ESL (Electronic Sports League), the world’s leading esports platform, created an initiative called #GGForAll  (for non-gamers, “gg” means “good game” and is usually sent into chat or spoken over comms after a competitive match) which promotes the female competitive gaming scene. ESL set-up an entire circuit dedicated to female teams in the competitive FPS, Counterstrike: Global Offensive with major cash prizes; a significant step towards legitimizing the strong & capable female presence in video games. ESL includes this quote on their page for #GGForAll:

“We strive to achieve an environment where discrimination and toxicity is removed. We believe in a world where everyone has the right to enjoy the games they love, the right to play, to participate and to progress. From grassroot grinders, casual gamers and elite pro athletes. We believe all players deserve equal respect, support and opportunity.”

-ESL Gaming

ESL has helped promote the success of many female competitive teams as well as paved the way for the gaming industry to become more accepting of female gamers. It is strange to have competitive circuits split between genders, but this is a significant step in creating more opportunities for women to even get to the pro league. Hopefully from there, it will be easier to integrate competitive co-op play. 

A Ways to Go:

While the gaming scene has made an incredible transformation in just a few years for women everywhere, there is still a ways to go. The environment that is facilitated by male gamers is still overwhelmingly toxic, misogynistic, sexist, and unaccepting to folks who aren’t straight-passing men. Most notably, the gaming scene has specifically become more accepting for women who are really good at video games. The only women I’ve ever heard on mic in a competitive video game were women who were at the top of the scoreboard. We feel like we have to prove to everyone else in the game that we’re capable of performing at the highest of levels before we feel comfortable revealing that we’re a woman. Men at the bottom or middle of the scoreboard have no problem talking and revealing their gender, despite their quality of play during that game. They don’t feel like they have anything to prove. They’ve already been proven by being a man in a video game, so it doesn’t matter whether you’re particularly good or bad at gaming, there is naturally a seat (and a mic) for you at the table. You can’t be a woman and bad at a video game. That is not acceptable. 
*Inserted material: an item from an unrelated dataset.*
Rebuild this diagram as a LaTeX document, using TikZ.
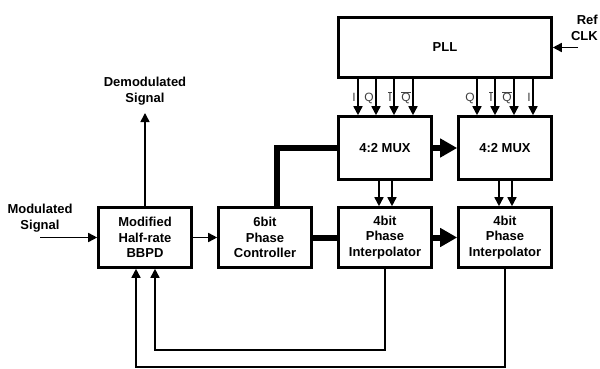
\documentclass[tikz,border=0pt]{standalone}
\usepackage{fontspec}
\setmainfont{Liberation Sans}
\usetikzlibrary{arrows.meta,calc}
\tikzset{
  blk/.style={draw, line width=2.6pt, fill=white, minimum width=93pt, minimum height=60pt, inner sep=0pt, align=center, font=\bfseries\fontsize{13}{15.7}\selectfont},
  lbl/.style={align=center, inner sep=0pt, font=\bfseries\fontsize{13}{15.7}\selectfont},
  sml/.style={inner sep=0pt, text=black!75, font=\fontsize{12}{13}\selectfont},
  arr/.style={line width=1.6pt, -{Triangle[length=9pt,width=9pt]}},
  ln/.style={line width=1.6pt},
  fat/.style={line width=6pt},
  fatarr/.style={line width=6pt, -{Triangle[length=17pt,width=18pt]}},
}
\newcommand{\ovl}[1]{$\overline{\hbox{#1}}$}
\begin{document}
\begin{tikzpicture}[x=1pt,y=-1pt]
\useasboundingbox (0,0) rectangle (600,369);
% blocks
\node[blk, minimum width=213pt] (PLL) at (445,47.5) {PLL};
\node[blk, minimum height=63pt] (MUX1) at (385,148) {4:2 MUX};
\node[blk, minimum height=63pt] (MUX2) at (505,148) {4:2 MUX};
\node[blk] (BBPD) at (145,237.5) {Modified\\Half-rate\\BBPD};
\node[blk] (PC) at (265,237.5) {6bit\\Phase\\Controller};
\node[blk] (PI1) at (385,237.5) {4bit\\Phase\\Interpolator};
\node[blk] (PI2) at (505,237.5) {4bit\\Phase\\Interpolator};
% texts
\node[lbl] (demod) at (145,91) {Demodulated\\Signal};
\node[lbl] (mod) at (40,218) {Modulated\\Signal};
\node[lbl, anchor=east, align=right] (ref) at (598,28) {Ref\\CLK};
\coordinate (dtip) at (145,113);
\coordinate (min) at (40,237.5);
\coordinate (rin) at (578,47.5);
% simple arrows
\draw[arr] (BBPD.north) -- (dtip);
\draw[arr] (min) -- (BBPD.west);
\draw[arr] (rin) -- (PLL.east);
\draw[arr] (BBPD.east) -- (PC.west);
% PLL outputs
\foreach \x/\t in {358/I,376/Q,394/\ovl{I},413/\ovl{Q},477/Q,495/\ovl{I},514/\ovl{Q},533/I}{
  \draw[arr] (PLL.south -| \x,0) -- (MUX1.north -| \x,0);
  \node[sml, anchor=base east] at (\x-2,102) {\t};
}
% MUX to PI
\foreach \x in {379,392}{\draw[arr] (MUX1.south -| \x,0) -- (PI1.north -| \x,0);}
\foreach \x in {499,512}{\draw[arr] (MUX2.south -| \x,0) -- (PI2.north -| \x,0);}
% thick buses
\draw[fat] ($(PC.north)+(12,0)$) |- (MUX1.west);
\draw[fat] (PC.east) -- (PI1.west);
\draw[fatarr] (MUX1.east) -- (MUX2.west);
\draw[fatarr] (PI1.east) -- (PI2.west);
% feedback
\draw[arr] (PI1.south) -- (385,350) -| ($(BBPD.south)+(10,0)$);
\draw[arr] (PI2.south) -- (505,367) -| ($(BBPD.south)+(-9,0)$);
\end{tikzpicture}
\end{document}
COVID-19 helped to create the perfect circumstances for women to participate in video games at the same level and with the same passion as men do. Quarantine made video games more accessible and appealing than ever to a broader variety of people. I truly believe that the majority of women who play video games in their pastimes today, would not be doing so if it weren’t facilitated by COVID-19, the rise of TikTok, and the release of Valorant during 2020. 

Gaming for women will be at its best when we can make our gamer tags anything that we want. Gaming for women will become a safe place when we can play whatever video game that we want and go on voice chat if we need to. Gaming for women will reach equality when it’s recognized that women can be good, bad, average, and everything in between at any video game.